Data entries:
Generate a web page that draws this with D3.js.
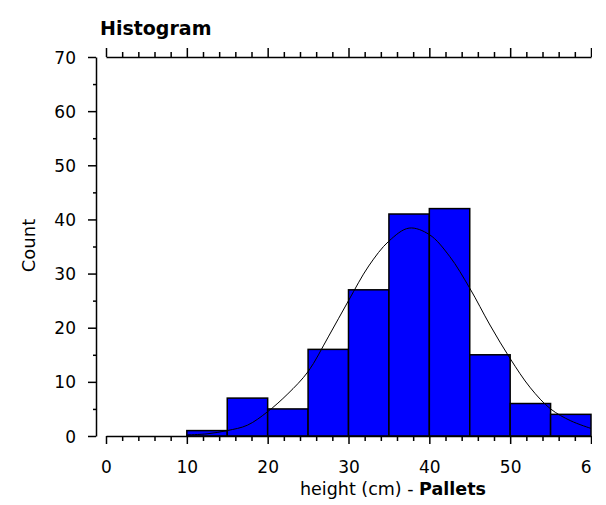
<!DOCTYPE html>
<html>
<head>
<meta charset="utf-8">
<script src="https://cdn.jsdelivr.net/npm/d3@7"></script>
<style>
  html, body { margin: 0; padding: 0; background: #fff; }
  svg { display: block; overflow: hidden; }
</style>
</head>
<body>
<div id="chart"></div>
<script>
// ---- data ----
const title = "Histogram";
const yLabel = "Count";
const xLabelMain = "height (cm) - ";
const xLabelBold = "Pallets";

const binStarts = [10, 15, 20, 25, 30, 35, 40, 45, 50, 55];
const binWidth = 5;
const counts = [1, 7, 5, 16, 27, 41, 42, 15, 6, 4];

// fitted normal curve
const curveX = [10, 12.5, 15, 17.5, 20, 22.5, 25, 27.5, 30, 32.5, 35, 37.5, 40, 42.5, 45, 47.5, 50, 52.5, 55, 57.5, 60];
const curveY = [0.2, 0.4, 1.0, 2.0, 4.5, 7.8, 11.9, 18.3, 25.0, 31.4, 36.0, 38.4, 37.2, 33.2, 27.3, 20.5, 14.3, 8.9, 5.0, 2.8, 1.4];

const xTicks = [0, 10, 20, 30, 40, 50, 60];
const xMinorTicks = [2, 4, 6, 8, 12, 14, 16, 18, 22, 24, 26, 28, 32, 34, 36, 38, 42, 44, 46, 48, 52, 54, 56, 58];
const yTicks = [0, 10, 20, 30, 40, 50, 60, 70];
const yMinorTicks = [5, 15, 25, 35, 45, 55, 65];

// ---- layout ----
const W = 592, H = 505;
const svg = d3.select("#chart").append("svg")
  .attr("width", W).attr("height", H);

const x = d3.scaleLinear().domain([0, 60]).range([106, 591]);
const y = d3.scaleLinear().domain([0, 70]).range([436, 57]);

const font = "'DejaVu Sans', sans-serif";

// title
svg.append("text")
  .attr("x", 100).attr("y", 35)
  .attr("font-family", font).attr("font-weight", "bold")
  .attr("font-size", 19).attr("fill", "#000")
  .text(title);

// bars
svg.append("g").selectAll("rect")
  .data(counts)
  .join("rect")
  .attr("x", (d, i) => x(binStarts[i]))
  .attr("width", (d, i) => x(binStarts[i] + binWidth) - x(binStarts[i]))
  .attr("y", d => y(d))
  .attr("height", d => y(0) - y(d))
  .attr("fill", "#0000ff")
  .attr("stroke", "#000")
  .attr("stroke-width", 1.5);

// normal curve
const pts = curveX.map((v, i) => [v, curveY[i]]);
svg.append("path")
  .datum(pts)
  .attr("d", d3.line().x(d => x(d[0])).y(d => y(d[1])).curve(d3.curveCatmullRom))
  .attr("fill", "none")
  .attr("stroke", "#000")
  .attr("stroke-width", 1);

function styleAxis(g) {
  g.selectAll("path, line").attr("stroke", "#000").attr("stroke-width", 1.5);
  g.selectAll("text").attr("font-family", font).attr("font-size", 17).attr("fill", "#000");
}

// y axis (offset line at x=96)
const yAxisG = svg.append("g").attr("transform", "translate(96,0)")
  .call(d3.axisLeft(y).tickValues(yTicks).tickSize(8).tickSizeOuter(0).tickPadding(12))
  .call(styleAxis);
yAxisG.selectAll("text").attr("dy", "0.36em");
svg.append("g").attr("transform", "translate(96,0)")
  .call(d3.axisLeft(y).tickValues(yMinorTicks).tickSize(3).tickSizeOuter(0).tickFormat(""))
  .call(styleAxis)
  .select(".domain").remove();

// x axis bottom
const xAxisG = svg.append("g").attr("transform", `translate(0,${y(0)})`)
  .call(d3.axisBottom(x).tickValues(xTicks).tickSize(8).tickSizeOuter(0))
  .call(styleAxis);
xAxisG.selectAll("text").attr("y", 37).attr("dy", 0);
svg.append("g").attr("transform", `translate(0,${y(0)})`)
  .call(d3.axisBottom(x).tickValues(xMinorTicks).tickSize(5).tickSizeOuter(0).tickFormat(""))
  .call(styleAxis)
  .select(".domain").remove();

// x axis top (mirror, no labels)
svg.append("g").attr("transform", `translate(0,${y(70)})`)
  .call(d3.axisTop(x).tickValues(xTicks).tickSize(9).tickSizeOuter(0).tickFormat(""))
  .call(styleAxis);
svg.append("g").attr("transform", `translate(0,${y(70)})`)
  .call(d3.axisTop(x).tickValues(xMinorTicks).tickSize(5).tickSizeOuter(0).tickFormat(""))
  .call(styleAxis)
  .select(".domain").remove();

// y label
svg.append("text")
  .attr("transform", "translate(35,245.5) rotate(-90)")
  .attr("text-anchor", "middle")
  .attr("font-family", font).attr("font-size", 18).attr("fill", "#000")
  .text(yLabel);

// x label
const xl = svg.append("text")
  .attr("x", 300).attr("y", 495)
  .attr("font-family", font).attr("font-size", 17.5).attr("fill", "#000");
xl.append("tspan").text(xLabelMain);
xl.append("tspan").attr("font-weight", "bold").text(xLabelBold);
</script>
</body>
</html>
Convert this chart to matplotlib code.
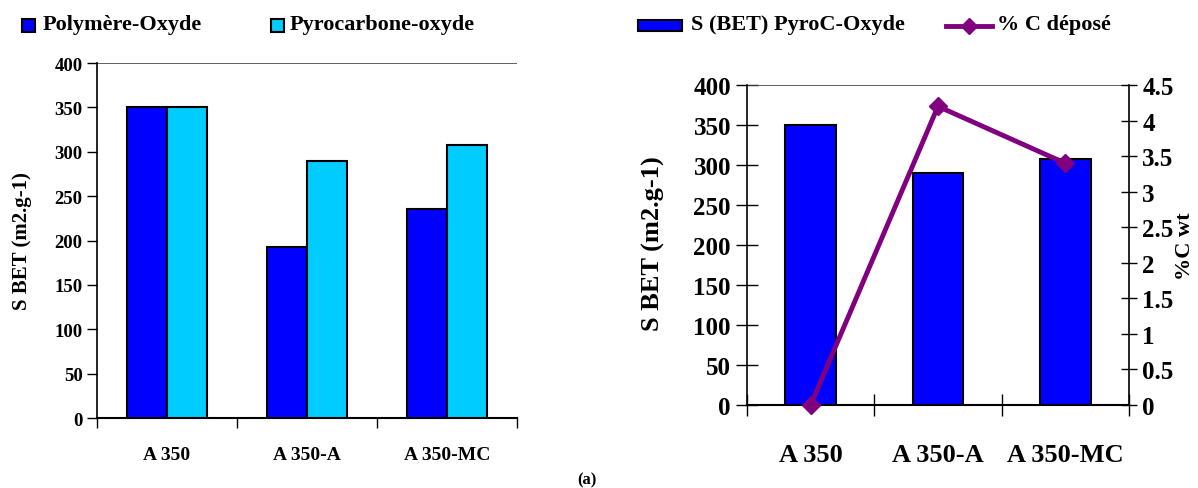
import numpy as np
import matplotlib.pyplot as plt

plt.rcParams["font.family"] = ["Liberation Serif", "DejaVu Serif"]
plt.rcParams["font.weight"] = "bold"

categories = ["A 350", "A 350-A", "A 350-MC"]
polymere_oxyde = [350, 193, 236]
pyrocarbone_oxyde = [350, 290, 308]
s_bet_pyroc = [350, 290, 308]
pct_c_depose = [0, 4.2, 3.4]

blue = "#0000FF"
cyan = "#00CCFF"
purple = "#800080"

fig = plt.figure(figsize=(11.98, 4.89), dpi=100)

### LEFT PANEL ###
ax1 = fig.add_axes([0.081, 0.1431, 0.3506, 0.7259])
x = np.arange(len(categories))
w = 0.286
ax1.bar(x - w / 2, polymere_oxyde, w, color=blue, edgecolor="black", linewidth=1.5, zorder=3)
ax1.bar(x + w / 2, pyrocarbone_oxyde, w, color=cyan, edgecolor="black", linewidth=1.5, zorder=3)
ax1.set_xlim(-0.5, 2.5)
ax1.set_ylim(0, 400)
ax1.set_yticks(np.arange(0, 401, 50))
ax1.axhline(400, color="#444444", linewidth=1.2)
for s in ["top", "right"]:
    ax1.spines[s].set_visible(False)
ax1.spines["left"].set_linewidth(1.2)
ax1.spines["bottom"].set_linewidth(1.5)
ax1.set_xticks(x)
ax1.set_xticklabels(categories, fontsize=14, fontweight="bold")
ax1.tick_params(axis="x", which="major", length=0, pad=20)
ax1.set_xticks(np.arange(-0.5, 2.6, 1), minor=True)
ax1.tick_params(axis="x", which="minor", length=7, direction="out", width=1)
ax1.tick_params(axis="y", labelsize=13.5, length=7, width=1, direction="out")
for lab in ax1.get_yticklabels():
    lab.set_fontweight("bold")
ax1.set_ylabel("S BET (m2.g-1)", fontsize=15, fontweight="bold")
ax1.yaxis.set_label_coords(-0.155, 0.5)

### RIGHT PANEL ###
ax2 = fig.add_axes([0.6235, 0.1697, 0.3189, 0.6544])
ax2.bar(x, s_bet_pyroc, 0.4, color=blue, edgecolor="black", linewidth=1.5, zorder=3)
ax2.set_xlim(-0.5, 2.5)
ax2.set_ylim(0, 400)
ax2.set_yticks(np.arange(0, 401, 50))
ax2.axhline(400, color="#444444", linewidth=1.2)
ax2.spines["top"].set_visible(False)
ax2.spines["right"].set_visible(False)
ax2.spines["left"].set_linewidth(1.2)
ax2.spines["bottom"].set_linewidth(1.5)
ax2.set_xticks(x)
ax2.set_xticklabels(categories, fontsize=19, fontweight="bold")
ax2.tick_params(axis="x", which="major", length=0, pad=27)
ax2.set_xticks(np.arange(-0.5, 2.6, 1), minor=True)
ax2.tick_params(axis="x", which="minor", length=16, direction="inout", width=1)
ax2.tick_params(axis="y", labelsize=18, length=16, width=1, direction="inout")
for lab in ax2.get_yticklabels():
    lab.set_fontweight("bold")
ax2.set_ylabel("S BET (m2.g-1)", fontsize=19, fontweight="bold")
ax2.yaxis.set_label_coords(-0.215, 0.506)

ax3 = ax2.twinx()
ax3.plot(x, pct_c_depose, color=purple, linewidth=3.5, marker="D", markersize=9, zorder=5, clip_on=False)
ax3.set_ylim(0, 4.5)
ax3.set_yticks(np.arange(0, 4.51, 0.5))
ax3.set_yticklabels(["0", "0.5", "1", "1.5", "2", "2.5", "3", "3.5", "4", "4.5"])
for s in ["top", "left", "bottom"]:
    ax3.spines[s].set_visible(False)
ax3.spines["right"].set_linewidth(1.2)
ax3.tick_params(axis="y", labelsize=18, length=12, width=1, direction="inout")
ax3.set_ylabel("%C wt", fontsize=16, fontweight="bold")
ax3.yaxis.set_label_coords(1.12, 0.5)

### LEGENDS ###
fig.patches.append(plt.Rectangle((22 / 1198, 1 - 33 / 489), 13 / 1198, 13 / 489,
                                 transform=fig.transFigure, facecolor=blue, edgecolor="black", linewidth=1.5))
fig.text(43 / 1198, 1 - 25 / 489, "Polymère-Oxyde", fontsize=16, fontweight="bold", va="center")
fig.patches.append(plt.Rectangle((271 / 1198, 1 - 33 / 489), 13 / 1198, 13 / 489,
                                 transform=fig.transFigure, facecolor=cyan, edgecolor="black", linewidth=1.5))
fig.text(290 / 1198, 1 - 25 / 489, "Pyrocarbone-oxyde", fontsize=16, fontweight="bold", va="center")
fig.patches.append(plt.Rectangle((638 / 1198, 1 - 32 / 489), 44 / 1198, 11 / 489,
                                 transform=fig.transFigure, facecolor=blue, edgecolor="black", linewidth=1.5))
fig.text(691 / 1198, 1 - 25 / 489, "S (BET) PyroC-Oxyde", fontsize=16, fontweight="bold", va="center")
fig.lines.append(plt.Line2D([946 / 1198, 969 / 1198, 992 / 1198], [1 - 27 / 489] * 3,
                            transform=fig.transFigure, color=purple, linewidth=3.5,
                            marker="D", markersize=8, markevery=[1]))
fig.text(997 / 1198, 1 - 25 / 489, "% C déposé", fontsize=16, fontweight="bold", va="center")

fig.text(587 / 1198, 1 - 480 / 489, "(a)", fontsize=12, fontweight="bold", ha="center", va="center")

fig.savefig("out.png", dpi=100)
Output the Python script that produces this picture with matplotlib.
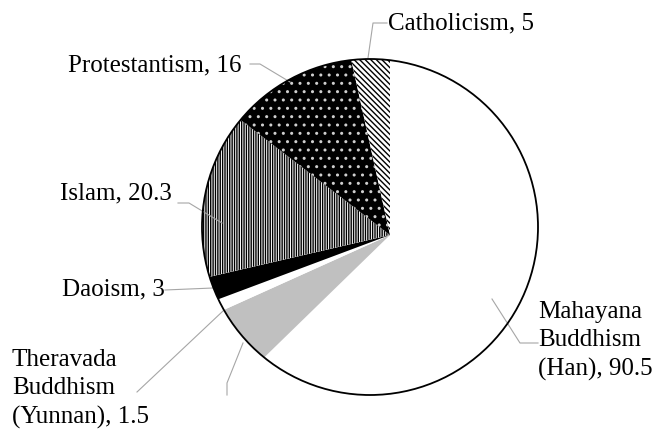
import matplotlib.pyplot as plt
from matplotlib.patches import Circle

# Religions in China (values as labelled in the chart)
religions = ['Mahayana Buddhism (Han)', 'Tibetan Buddhism', 'Theravada Buddhism (Yunnan)',
             'Daoism', 'Islam', 'Protestantism', 'Catholicism']
values = [90.5, 8, 1.5, 3, 20.3, 16, 5]
label_texts = ['Mahayana\nBuddhism\n(Han), 90.5', '', 'Theravada\nBuddhism\n(Yunnan), 1.5',
               'Daoism, 3', 'Islam, 20.3', 'Protestantism, 16', 'Catholicism, 5']

faces = ['white', '#c0c0c0', 'white', 'black', 'white', 'black', 'white']
hatch_colors = ['white', '#c0c0c0', 'white', 'black', 'black', '#cfcfcf', 'black']
hatches = [None, None, None, None, '|' * 7, '..', '\\' * 6]

W, H = 655, 430
fig = plt.figure(figsize=(6.55, 4.30), dpi=100)
ax = fig.add_axes([0, 0, 1, 1])

apex = (390, H - 235)
circ_c = (370, H - 227)
R = 168

wedges, _ = ax.pie(values, startangle=90, counterclock=False, center=apex, radius=230)
ax.set_xlim(0, W)
ax.set_ylim(0, H)
ax.set_aspect('equal')

# outer outline; the slices are clipped to it
outline = Circle(circ_c, R, fill=False, ec='black', lw=1.3, zorder=5)
ax.add_patch(outline)
for w, fc, hc, h in zip(wedges, faces, hatch_colors, hatches):
    w.set_facecolor(fc)
    w.set_edgecolor(hc)
    w.set_linewidth(0)
    if h:
        w.set_hatch(h)
    w.set_clip_on(True)
    w.set_clip_path(outline)

# leader lines (pixel coords, y from top)
leaders = [
    [(538, 343), (520, 343), (492, 299)],
    [(243, 343), (227, 383), (227, 395)],
    [(137, 392), (223, 311)],
    [(165, 290), (213, 288)],
    [(178, 203), (189, 203), (222, 223)],
    [(250, 64), (260, 64), (290, 82)],
    [(387, 23), (373, 23), (368, 58)],
]
for pts in leaders:
    ax.plot([p[0] for p in pts], [H - p[1] for p in pts], color='#a6a6a6', lw=0.8)

font = dict(family='Liberation Serif', fontsize=18, color='black')
pos = [(538, 341, 'left'), None, (12, 389, 'left'), (165, 289, 'right'),
       (172, 193, 'right'), (241, 65, 'right'), (388, 23, 'left')]
for txt, p in zip(label_texts, pos):
    if p is None or not txt:
        continue
    ax.text(p[0], H - p[1], txt, ha=p[2], va='center', linespacing=1.35, **font)

ax.axis('off')

fig.savefig('out.png', dpi=100, facecolor='white')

Written exercise: Pull out only the lines from the one with "Convert this chart to matplotlib code." up to and including the one with "fig = plt.figure(figsize=(11.98, 4.89), dpi=100)", and drop any pictures along the way.

Finished answer:
Convert this chart to matplotlib code.
import numpy as np
import matplotlib.pyplot as plt

plt.rcParams["font.family"] = ["Liberation Serif", "DejaVu Serif"]
plt.rcParams["font.weight"] = "bold"

categories = ["A 350", "A 350-A", "A 350-MC"]
polymere_oxyde = [350, 193, 236]
pyrocarbone_oxyde = [350, 290, 308]
s_bet_pyroc = [350, 290, 308]
pct_c_depose = [0, 4.2, 3.4]

blue = "#0000FF"
cyan = "#00CCFF"
purple = "#800080"

fig = plt.figure(figsize=(11.98, 4.89), dpi=100)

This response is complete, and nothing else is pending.